Snowden’s revelations in the news
Based on journalist Luke Harding’s book, The Snowden Files, the story is told more or less chronologically from 2004 to 2013, with flashbacks from the Hong Kong hotel room where he famously met American documentary maker Laura Poitras, the Guardian’s American correponsdent Glenn Greenwald, and Ewen MacAskill from the Guardian in London.
In this film, the big names – Ifans, Richardson, Nicholas Cage – have supporting roles to Joseph Gordon-Levitt and Shailene Woodley, who play Snowden and his girlfriend, Lindsay Mills. This seems appropriate; whereas the stars take establishment roles, the lesser-known actors are Every(wo)man, albeit particularly noble versions.
There is much less focus on the journalists involved than in Poitras’s documentary, Citizenfour. Here, they ratchet up the tension in the race to make Snowden’s revelations world news – they are almost a counterpart to the establishment machine. As MacAskill points out, Snowden needs them to expose the wrongdoing, partly to prevent him from being rendered by the CIA outside the law.
A secretive intrusion of privacy
The human emphasis plays up the ethical issues with much more show than tell, something that is hard for documentaries to do well. One of the uglier moments, while Snowden is still in the CIA, involves an NSA operative showing him how easy it is to activate the webcam on a subject’s laptop, with technology that “came from the Brits”.
After the two men watch a Muslim subject’s sister-in-law undress from her niqab to her underwear in a hotel room, Snowden takes to putting sticky plasters over the webcam on his laptop and that of his girlfriend. This alone should make the argument, once and for all, that privacy has nothing to do with “having something to hide” and that we allow intrusions on that privacy at our peril.

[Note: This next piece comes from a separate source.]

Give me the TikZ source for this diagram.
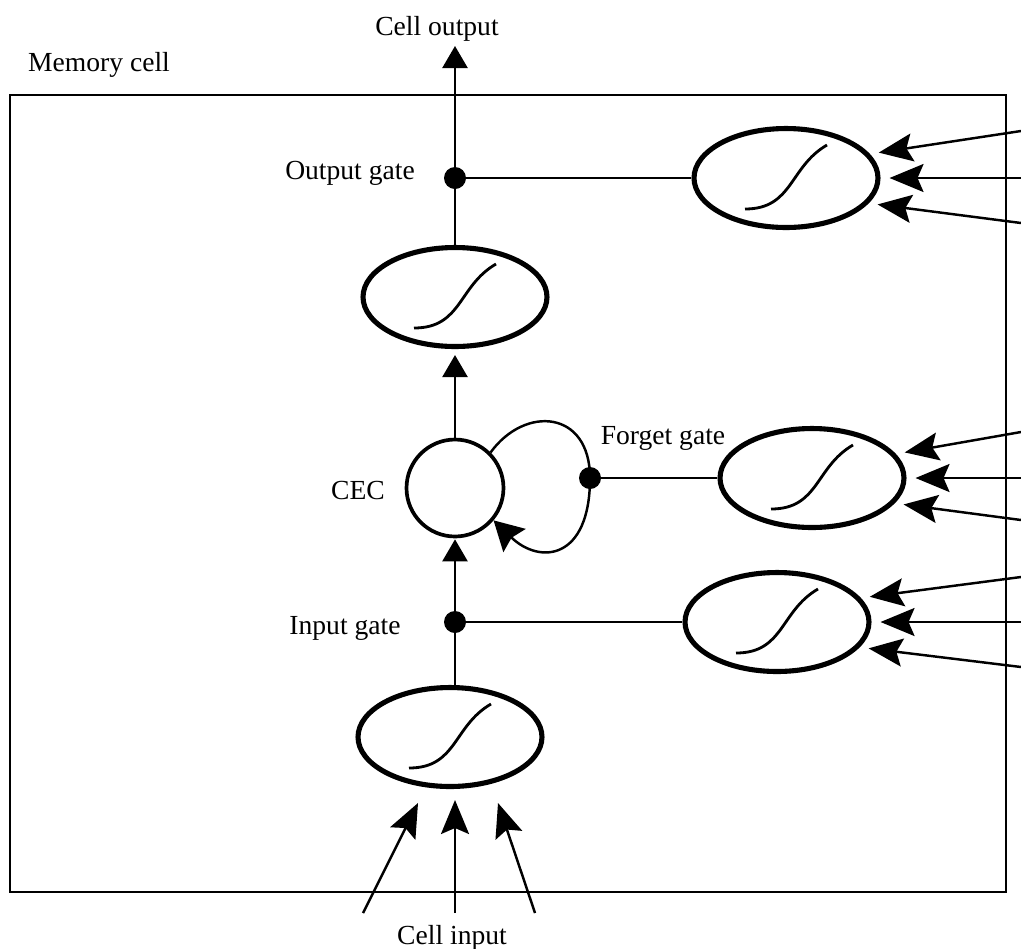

The earlier NSA whistleblower Bill Binney was name-checked as a primary source by Oliver Stone both in his address to the audience and during the film itself. Stone described Friedrich Moser’s film about Binney, A Good American, as, effectively, a prequel to Snowden. This makes good sense. Binney and Snowden were both driven by patriotism and a desire for transparent, constitutional governance.
Binney’s spectral voice is often very loud in moments where aspects of NSA protocol are discussed. Nicholas Cage plays a CIA cryptographer and lecturer who became deeply disillusioned after designing some tracking software that was eventually applied without either filters or the correct automation. This sounds an awful lot like Binney, although, as he left the NSA in 2001 and Snowden joined several years later, the two would not have met at work.
A question of ethics
As in Moser’s film, the graphics in Snowden are fantastic, and do a great job of making the scope of the NSA’s software easily graspable. Showing how relational profiling through linking metadata is more powerful than simply amassing the content of communications is not always easy. In contrast, clicking names on a flow chart and expanding out to open up a live feed on any chosen subject via their own webcam is obvious and disturbing.
One of the judges in the Investigatory Powers Tribunal observed this summer that the term surveillance only applies to the physical tracking of a subject; digital monitoring of communications is interception. However, when it is possible to view ordinary people in their own homes, using digital technology, the distinction seems irrelevant.
If the film has a significant flaw, it is that it is very one-sided. While this reviewer aligns herself squarely with that side, many people do not, and still see Snowden, not as a hero, but as the man who gave America’s security secrets to her enemies. Stone has Snowden walking out of the NSA building in Hawaii, to be framed in an almost messianic fashion – before his silhouette morphs into that of an alien from The X Files credit sequence.
If you are remotely interested in the ethics of surveillance, this film will be interesting, and it will make a great primer for those who are still trying to work out what all the fuss is about.